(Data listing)
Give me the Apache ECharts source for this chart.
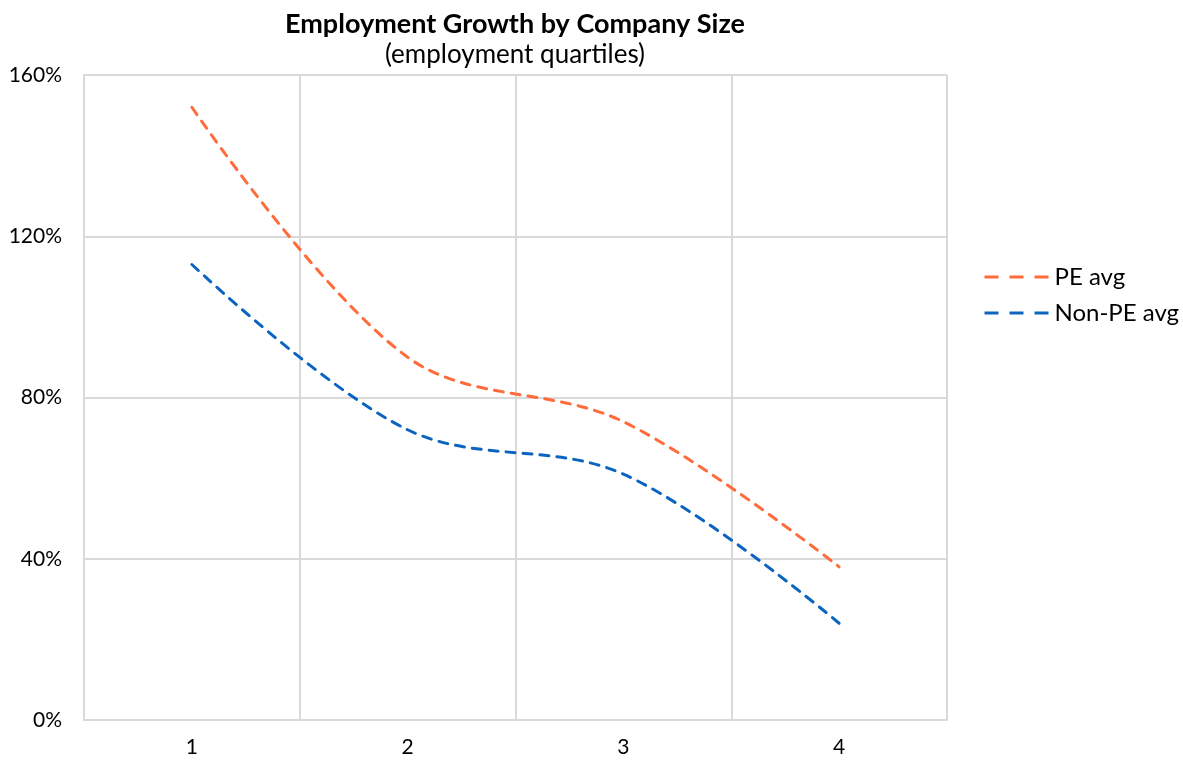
<!DOCTYPE html>
<html>
<head>
<meta charset="utf-8">
<script src="https://cdn.jsdelivr.net/npm/echarts@6/dist/echarts.min.js"></script>
<style>html,body{margin:0;padding:0;background:#fff;}#c{width:1183px;height:761px;}</style>
</head>
<body>
<div id="c"></div>
<script>
const categories = ['1', '2', '3', '4'];
const peAvg = [1.52, 0.90, 0.74, 0.38];
const nonPeAvg = [1.13, 0.72, 0.61, 0.24];
const yTicks = [0, 0.4, 0.8, 1.2, 1.6];

const chart = echarts.init(document.getElementById('c'));
const font = 'Lato, "Open Sans", sans-serif';
chart.setOption({
  backgroundColor: '#fff',
  animation: false,
  title: [
    { text: 'Employment Growth by Company Size', left: 510, top: 6, textAlign: 'center',
      textStyle: { fontFamily: font, fontWeight: 'bold', fontSize: 27, color: '#000' } },
    { text: '(employment quartiles)', left: 510, top: 37, textAlign: 'center',
      textStyle: { fontFamily: font, fontWeight: 'normal', fontSize: 26, color: '#000' } }
  ],
  legend: {
    orient: 'vertical', left: 978, top: 260, itemGap: 12, itemWidth: 65, itemHeight: 14,
    itemStyle: { opacity: 0 },
    lineStyle: { width: 3, type: [14, 11], cap: 'butt' },
    textStyle: { fontFamily: font, fontSize: 24, color: '#000' },
    data: ['PE avg', 'Non-PE avg']
  },
  grid: { left: 84, right: 236, top: 75, bottom: 41, containLabel: false },
  xAxis: {
    type: 'category', data: categories, boundaryGap: true,
    axisLine: { show: true, lineStyle: { color: '#d9d9d9', width: 2 } },
    axisTick: { show: false },
    splitLine: { show: true, lineStyle: { color: '#d9d9d9', width: 2 } },
    axisLabel: { fontFamily: font, fontSize: 21, color: '#000', margin: 17 }
  },
  yAxis: {
    type: 'value', min: 0, max: 1.6, interval: 0.4,
    axisLine: { show: true, lineStyle: { color: '#d9d9d9', width: 2 } },
    axisTick: { show: false },
    splitLine: { show: true, lineStyle: { color: '#d9d9d9', width: 2 } },
    axisLabel: { fontFamily: font, fontSize: 21, color: '#000', margin: 22,
      formatter: v => Math.round(v * 100) + '%' }
  },
  series: [
    { name: 'PE avg', type: 'line', data: peAvg, smooth: 0.35, symbol: 'none',
      color: '#FF6B3B',
      lineStyle: { color: '#FF6B3B', width: 3, type: [9, 8], cap: 'round' } },
    { name: 'Non-PE avg', type: 'line', data: nonPeAvg, smooth: 0.35, symbol: 'none',
      color: '#0B64C0',
      lineStyle: { color: '#0B64C0', width: 3, type: [9, 8], cap: 'round' } }
  ]
});
</script>
</body>
</html>
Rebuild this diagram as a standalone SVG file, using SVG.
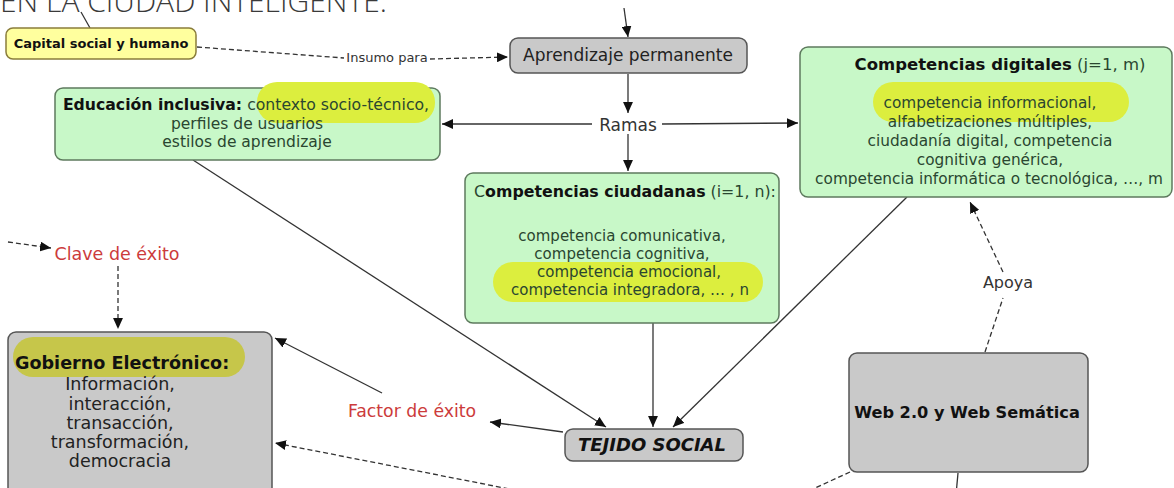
<svg xmlns="http://www.w3.org/2000/svg" width="1174" height="488" viewBox="0 0 1174 488">
<defs>
<marker id="ah" viewBox="0 0 10 9" refX="10" refY="4.5" markerWidth="11" markerHeight="10" markerUnits="userSpaceOnUse" orient="auto"><path d="M0,0 L10,4.5 L0,9 z" fill="#111"/></marker>
<style>
.t{font-family:"DejaVu Sans",Verdana,sans-serif}
.green{fill:#c8f8c8;stroke:#5d7a5d;stroke-width:1.5}
.gray{fill:#c9c9c9;stroke:#555;stroke-width:1.5}
.yel{fill:#ffff9e;stroke:#8a7d3b;stroke-width:1.5}
.hl{fill:#dcee3e}
.hlg{fill:#c6c64a}
.b{font-weight:bold;fill:#111}
.body{fill:#2a4630}
.red{fill:#cc3b3b}
.c{stroke:#333;stroke-width:1.3;fill:none}
.d{stroke:#333;stroke-width:1.3;fill:none;stroke-dasharray:5,3}
.lbl{fill:#333}
</style>
</defs>
<rect width="1174" height="488" fill="#fff"/>
<text x="0" y="12" font-family="'Open Sans','Liberation Sans',sans-serif" font-size="30" font-weight="300" fill="#3a3a3a">EN LA CIUDAD INTELIGENTE.</text>

<g id="connectors">
<path class="c" d="M90,28 L81,12" stroke="#555"/>
<path class="c" d="M624,8 L628,37" marker-end="url(#ah)"/>
<path class="d" d="M197,47 L344,58"/>
<path class="d" d="M430,59 L508,57" marker-end="url(#ah)"/>
<path class="c" d="M628,74 L628,113" marker-end="url(#ah)"/>
<path class="c" d="M592,124 L442,124" marker-end="url(#ah)"/>
<path class="c" d="M662,124 L798,123" marker-end="url(#ah)"/>
<path class="c" d="M628,134 L628,171" marker-end="url(#ah)"/>
<path class="c" d="M193,160 L606,427" marker-end="url(#ah)"/>
<path class="c" d="M653,323 L653,427" marker-end="url(#ah)"/>
<path class="c" d="M907,197 L673,427" marker-end="url(#ah)"/>
<path class="c" d="M563,432 L490,422" marker-end="url(#ah)"/>
<path class="c" d="M382,393 L275,338" marker-end="url(#ah)"/>
<path class="d" d="M8,242 L51,248" marker-end="url(#ah)"/>
<path class="d" d="M118,266 L118,329" marker-end="url(#ah)"/>
<path class="d" d="M985,352 L1003,298"/>
<path class="d" d="M1003,272 L970,202" marker-end="url(#ah)"/>
<path class="d" d="M850,472 L800,495"/>
<path class="d" d="M540,495 L275,443" marker-end="url(#ah)"/>
<path class="c" d="M958,473 L956,495"/>
<text class="t lbl" x="387" y="62" font-size="13" text-anchor="middle">Insumo para</text>
<text class="t lbl" x="628" y="131" font-size="17" text-anchor="middle">Ramas</text>
<text class="t red" x="412" y="417" font-size="17.3" text-anchor="middle">Factor de éxito</text>
<text class="t red" x="117" y="260" font-size="17.5" text-anchor="middle">Clave de éxito</text>
<text class="t lbl" x="1008" y="288" font-size="16" text-anchor="middle">Apoya</text>
</g>

<g id="capital">
<rect class="yel" x="6" y="28" width="190" height="31" rx="7"/>
<text class="t b" x="101" y="48" font-size="13" text-anchor="middle">Capital social y humano</text>
</g>

<g id="aprendizaje">
<rect class="gray" x="510" y="38" width="237" height="35" rx="8"/>
<text class="t" x="628" y="61" font-size="17" text-anchor="middle" fill="#222">Aprendizaje permanente</text>
</g>

<g id="educacion">
<rect class="green" x="55" y="88" width="385" height="72" rx="8"/>
<rect class="hl" x="257" y="82" width="178" height="41" rx="20"/>
<text class="t" x="246" y="110" font-size="15.7" text-anchor="middle"><tspan class="b">Educación inclusiva:</tspan><tspan class="body"> contexto socio-técnico,</tspan></text>
<text class="t body" x="247" y="129" font-size="15.5" text-anchor="middle">perfiles de usuarios</text>
<text class="t body" x="247" y="147" font-size="15.5" text-anchor="middle">estilos de aprendizaje</text>
</g>

<g id="digitales">
<rect class="green" x="800" y="47" width="372" height="150" rx="8"/>
<rect class="hl" x="873" y="82" width="256" height="40" rx="20"/>
<text class="t" x="1000" y="70" font-size="16.5" text-anchor="middle"><tspan class="b">Competencias digitales</tspan><tspan class="body"> (j=1, m)</tspan></text>
<text class="t body" x="990" y="108" font-size="15.3" text-anchor="middle">competencia informacional,</text>
<text class="t body" x="990" y="127" font-size="15.3" text-anchor="middle">alfabetizaciones múltiples,</text>
<text class="t body" x="990" y="146" font-size="15.3" text-anchor="middle">ciudadanía digital, competencia</text>
<text class="t body" x="990" y="165" font-size="15.3" text-anchor="middle">cognitiva genérica,</text>
<text class="t body" x="989" y="184" font-size="15.3" text-anchor="middle">competencia informática o tecnológica, …, m</text>
</g>

<g id="ciudadanas">
<rect class="green" x="465" y="173" width="314" height="150" rx="8"/>
<rect class="hl" x="493" y="262" width="270" height="40" rx="20"/>
<text class="t" x="625" y="197" font-size="15.8" text-anchor="middle"><tspan class="body">C</tspan><tspan class="b">ompetencias ciudadanas</tspan><tspan class="body"> (i=1, n):</tspan></text>
<text class="t body" x="622" y="241" font-size="15" text-anchor="middle">competencia comunicativa,</text>
<text class="t body" x="622" y="259" font-size="15" text-anchor="middle">competencia cognitiva,</text>
<text class="t body" x="629" y="277" font-size="15" text-anchor="middle">competencia emocional,</text>
<text class="t body" x="630" y="295" font-size="15" text-anchor="middle">competencia integradora, … , n</text>
</g>

<g id="gobierno">
<rect class="gray" x="8" y="332" width="264" height="170" rx="8"/>
<rect class="hlg" x="13" y="337" width="232" height="40" rx="20"/>
<text class="t b" x="15" y="369" font-size="17.6">Gobierno Electrónico:</text>
<text class="t" x="120" y="390" font-size="17.5" text-anchor="middle" fill="#222">Información,</text>
<text class="t" x="120" y="410" font-size="17.5" text-anchor="middle" fill="#222">interacción,</text>
<text class="t" x="120" y="429" font-size="17.5" text-anchor="middle" fill="#222">transacción,</text>
<text class="t" x="120" y="448" font-size="17.5" text-anchor="middle" fill="#222">transformación,</text>
<text class="t" x="120" y="467" font-size="17.5" text-anchor="middle" fill="#222">democracia</text>
</g>

<g id="tejido">
<rect class="gray" x="565" y="429" width="178" height="32" rx="8"/>
<text class="t b" x="652" y="451" font-size="18" font-style="italic" text-anchor="middle">TEJIDO SOCIAL</text>
</g>

<g id="web">
<rect class="gray" x="849" y="353" width="239" height="119" rx="8"/>
<text class="t b" x="967" y="418" font-size="16.2" text-anchor="middle">Web 2.0 y Web Semática</text>
</g>
</svg>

**Short problem**
The lines from the start of the data through the line that contains "const yTicks = [0, 0.4, 0.8, 1.2, 1.6];" are to be returned exactly, please, with both ends included and every picture left out.

**Solution for this exercise**
Give me the Apache ECharts source for this chart.
<!DOCTYPE html>
<html>
<head>
<meta charset="utf-8">
<script src="https://cdn.jsdelivr.net/npm/echarts@6/dist/echarts.min.js"></script>
<style>html,body{margin:0;padding:0;background:#fff;}#c{width:1183px;height:761px;}</style>
</head>
<body>
<div id="c"></div>
<script>
const categories = ['1', '2', '3', '4'];
const peAvg = [1.52, 0.90, 0.74, 0.38];
const nonPeAvg = [1.13, 0.72, 0.61, 0.24];
const yTicks = [0, 0.4, 0.8, 1.2, 1.6];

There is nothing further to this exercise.